What would she recommend men buy for their partners?
“I think most women would enjoy having some really good skincare products or something from their favourite skincare routine that they perhaps wouldn’t want to splash out on themselves,” said Carla.
THE St Valentine who gives his name to the modern celebration on February 14 is thought to have been a Roman priest who angered the Emperor Claudius and was executed in AD 269.
He is said to have been persecuted for his Christian faith and when the emperor Claudius failed to convert him to Roman paganism his fate was sealed.
Other versions of the story say Valentine performed illegal marriages between Roman soldiers and their sweethearts. At the time Claudius ruled that young men made better soldiers if they remained single.
Further embellishments on the tale have Valentine curing his jailer’s daughter of blindness, falling in love with her and then writing her a note on the eve of his execution which was signed ‘From your Valentine.’
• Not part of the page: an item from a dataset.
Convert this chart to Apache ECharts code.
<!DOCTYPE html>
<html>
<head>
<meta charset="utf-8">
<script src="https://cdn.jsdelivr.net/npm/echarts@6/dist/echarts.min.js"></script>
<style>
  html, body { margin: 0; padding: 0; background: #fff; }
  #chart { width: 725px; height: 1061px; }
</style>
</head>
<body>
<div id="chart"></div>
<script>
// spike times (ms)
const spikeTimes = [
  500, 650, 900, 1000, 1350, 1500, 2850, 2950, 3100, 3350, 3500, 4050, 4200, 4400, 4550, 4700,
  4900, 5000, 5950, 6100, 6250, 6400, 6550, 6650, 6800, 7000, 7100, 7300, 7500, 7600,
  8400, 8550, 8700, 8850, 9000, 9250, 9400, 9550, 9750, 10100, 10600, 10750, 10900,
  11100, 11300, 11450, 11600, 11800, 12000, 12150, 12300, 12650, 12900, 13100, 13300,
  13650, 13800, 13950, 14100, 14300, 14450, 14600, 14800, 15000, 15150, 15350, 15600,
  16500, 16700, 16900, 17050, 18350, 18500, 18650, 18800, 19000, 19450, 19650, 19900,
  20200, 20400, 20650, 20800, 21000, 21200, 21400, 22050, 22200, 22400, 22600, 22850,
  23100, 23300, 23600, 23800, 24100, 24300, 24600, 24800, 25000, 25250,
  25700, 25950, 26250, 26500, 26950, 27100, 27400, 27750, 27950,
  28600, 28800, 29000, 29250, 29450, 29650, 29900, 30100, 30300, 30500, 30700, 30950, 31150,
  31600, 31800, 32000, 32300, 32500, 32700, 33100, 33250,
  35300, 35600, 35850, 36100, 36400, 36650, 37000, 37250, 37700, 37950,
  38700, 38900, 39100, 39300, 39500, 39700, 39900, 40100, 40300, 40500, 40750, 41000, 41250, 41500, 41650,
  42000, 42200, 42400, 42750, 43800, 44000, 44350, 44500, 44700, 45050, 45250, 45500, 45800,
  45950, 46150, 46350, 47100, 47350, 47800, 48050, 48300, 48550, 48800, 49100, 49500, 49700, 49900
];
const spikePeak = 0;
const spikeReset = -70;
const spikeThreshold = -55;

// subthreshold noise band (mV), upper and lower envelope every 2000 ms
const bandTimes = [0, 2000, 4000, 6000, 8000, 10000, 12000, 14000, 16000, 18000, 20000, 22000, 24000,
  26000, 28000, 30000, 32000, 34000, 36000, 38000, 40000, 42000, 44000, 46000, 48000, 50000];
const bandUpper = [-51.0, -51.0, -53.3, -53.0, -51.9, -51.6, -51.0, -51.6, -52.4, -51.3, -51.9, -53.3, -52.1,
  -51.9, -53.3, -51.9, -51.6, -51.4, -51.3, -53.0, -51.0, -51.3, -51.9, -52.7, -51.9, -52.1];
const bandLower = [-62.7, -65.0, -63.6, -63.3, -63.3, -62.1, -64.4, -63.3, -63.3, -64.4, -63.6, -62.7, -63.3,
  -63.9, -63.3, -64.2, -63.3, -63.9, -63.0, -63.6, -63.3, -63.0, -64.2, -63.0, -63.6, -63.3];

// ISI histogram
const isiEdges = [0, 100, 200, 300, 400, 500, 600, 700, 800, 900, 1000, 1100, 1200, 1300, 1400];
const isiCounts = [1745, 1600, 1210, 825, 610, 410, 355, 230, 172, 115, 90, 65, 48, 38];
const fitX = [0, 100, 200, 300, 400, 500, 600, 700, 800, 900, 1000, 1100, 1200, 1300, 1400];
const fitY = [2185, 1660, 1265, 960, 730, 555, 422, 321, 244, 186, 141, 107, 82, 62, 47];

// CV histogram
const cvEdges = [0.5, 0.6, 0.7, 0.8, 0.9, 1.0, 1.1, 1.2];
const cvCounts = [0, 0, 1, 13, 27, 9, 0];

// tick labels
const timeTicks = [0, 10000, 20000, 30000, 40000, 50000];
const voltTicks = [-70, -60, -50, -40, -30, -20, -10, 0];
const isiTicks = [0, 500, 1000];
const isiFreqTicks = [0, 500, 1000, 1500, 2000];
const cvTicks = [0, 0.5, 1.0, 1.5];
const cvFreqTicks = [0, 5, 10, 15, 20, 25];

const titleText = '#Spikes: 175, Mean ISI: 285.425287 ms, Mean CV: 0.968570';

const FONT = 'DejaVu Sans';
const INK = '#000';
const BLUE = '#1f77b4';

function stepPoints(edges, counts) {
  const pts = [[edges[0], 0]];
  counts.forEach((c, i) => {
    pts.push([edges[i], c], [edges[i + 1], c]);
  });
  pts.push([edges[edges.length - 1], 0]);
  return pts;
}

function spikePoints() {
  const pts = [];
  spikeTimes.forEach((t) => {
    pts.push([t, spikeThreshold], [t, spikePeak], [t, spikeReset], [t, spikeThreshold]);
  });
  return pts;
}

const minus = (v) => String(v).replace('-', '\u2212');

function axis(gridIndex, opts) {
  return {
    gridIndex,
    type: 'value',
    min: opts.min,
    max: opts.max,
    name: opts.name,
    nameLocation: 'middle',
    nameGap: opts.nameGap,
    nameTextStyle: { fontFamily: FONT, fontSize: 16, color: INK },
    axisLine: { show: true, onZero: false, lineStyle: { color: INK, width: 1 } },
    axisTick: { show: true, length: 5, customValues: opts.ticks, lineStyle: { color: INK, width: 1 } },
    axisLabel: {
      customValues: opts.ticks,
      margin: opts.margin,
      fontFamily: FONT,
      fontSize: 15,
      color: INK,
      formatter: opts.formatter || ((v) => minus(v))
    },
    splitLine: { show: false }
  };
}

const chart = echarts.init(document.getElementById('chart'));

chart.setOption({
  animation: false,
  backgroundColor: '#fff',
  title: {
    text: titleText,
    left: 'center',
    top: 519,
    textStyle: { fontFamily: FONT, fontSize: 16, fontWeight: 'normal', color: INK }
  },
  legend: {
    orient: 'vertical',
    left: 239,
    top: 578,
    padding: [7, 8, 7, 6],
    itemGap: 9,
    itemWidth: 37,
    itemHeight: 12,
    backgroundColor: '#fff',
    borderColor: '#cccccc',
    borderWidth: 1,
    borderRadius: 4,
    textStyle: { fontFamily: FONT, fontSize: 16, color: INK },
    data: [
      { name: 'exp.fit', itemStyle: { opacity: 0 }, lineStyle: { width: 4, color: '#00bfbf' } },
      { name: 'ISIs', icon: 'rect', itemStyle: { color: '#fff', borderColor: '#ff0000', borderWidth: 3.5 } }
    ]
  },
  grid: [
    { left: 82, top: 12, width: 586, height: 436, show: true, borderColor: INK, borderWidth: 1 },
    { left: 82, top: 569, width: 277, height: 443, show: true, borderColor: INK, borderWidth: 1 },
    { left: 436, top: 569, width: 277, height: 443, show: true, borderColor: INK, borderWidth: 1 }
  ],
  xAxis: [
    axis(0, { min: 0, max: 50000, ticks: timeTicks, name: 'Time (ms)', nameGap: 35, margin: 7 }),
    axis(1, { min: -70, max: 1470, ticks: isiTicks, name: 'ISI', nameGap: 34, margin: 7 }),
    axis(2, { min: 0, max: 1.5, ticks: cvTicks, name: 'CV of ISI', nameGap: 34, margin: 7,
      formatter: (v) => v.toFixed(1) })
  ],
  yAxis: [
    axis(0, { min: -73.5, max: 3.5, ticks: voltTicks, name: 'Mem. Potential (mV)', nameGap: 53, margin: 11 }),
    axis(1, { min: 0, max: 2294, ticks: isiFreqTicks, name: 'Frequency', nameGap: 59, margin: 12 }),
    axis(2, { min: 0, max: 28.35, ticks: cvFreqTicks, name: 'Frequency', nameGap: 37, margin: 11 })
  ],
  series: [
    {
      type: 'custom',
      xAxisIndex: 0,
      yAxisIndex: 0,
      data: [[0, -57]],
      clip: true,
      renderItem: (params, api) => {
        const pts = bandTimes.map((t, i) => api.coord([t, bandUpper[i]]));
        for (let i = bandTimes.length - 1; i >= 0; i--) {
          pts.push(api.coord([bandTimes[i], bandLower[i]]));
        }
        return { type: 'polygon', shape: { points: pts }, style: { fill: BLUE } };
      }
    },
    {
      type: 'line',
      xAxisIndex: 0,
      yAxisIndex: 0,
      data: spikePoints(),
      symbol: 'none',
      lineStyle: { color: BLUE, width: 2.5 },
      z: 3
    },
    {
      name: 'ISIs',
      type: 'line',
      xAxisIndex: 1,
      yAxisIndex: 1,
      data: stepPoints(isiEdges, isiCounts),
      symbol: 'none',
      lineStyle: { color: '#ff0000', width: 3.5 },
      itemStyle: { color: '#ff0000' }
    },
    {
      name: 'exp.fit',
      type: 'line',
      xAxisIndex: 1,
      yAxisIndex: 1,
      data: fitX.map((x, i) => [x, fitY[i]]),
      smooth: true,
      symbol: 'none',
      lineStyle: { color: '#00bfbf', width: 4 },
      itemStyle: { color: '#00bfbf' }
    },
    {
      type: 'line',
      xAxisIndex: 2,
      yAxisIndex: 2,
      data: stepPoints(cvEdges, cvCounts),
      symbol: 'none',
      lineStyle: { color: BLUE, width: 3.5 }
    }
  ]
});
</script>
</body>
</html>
Until the Middle Ages, however, it seems there was little connection between Valentine and romance. Historians believe that the reason his name became connected with a special day for lovers is because the date of his martyrdom, February 14, falls in the middle of the ancient Roman festival of Lupercalia which celebrated fertility.
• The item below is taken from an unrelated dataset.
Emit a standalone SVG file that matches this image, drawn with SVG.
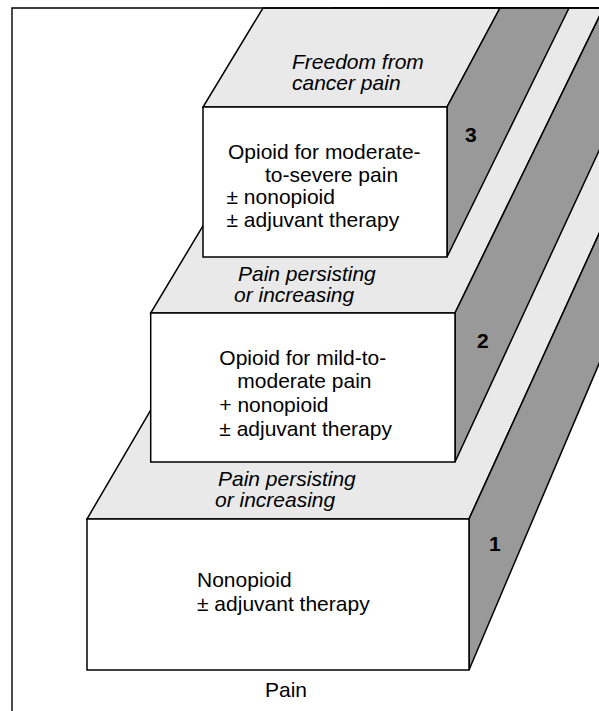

The poet Geoffrey Chaucer mentions the saint in a poem of 1382 in which he wrote: “For this was St Valentine’s Day when every bird cometh there to choose his mate.”
And it was the Victorians who really embraced February 14 as a day for lovers, producing cards such as the one shown, and keepsakes for couples to send to each other.
But for all hispopularity, StValentine was removed from the Calendar of Saints by Pope Paul VI in 1969 due to lack of information about him.
But his festival is still celebrated by the church in many parts of the world.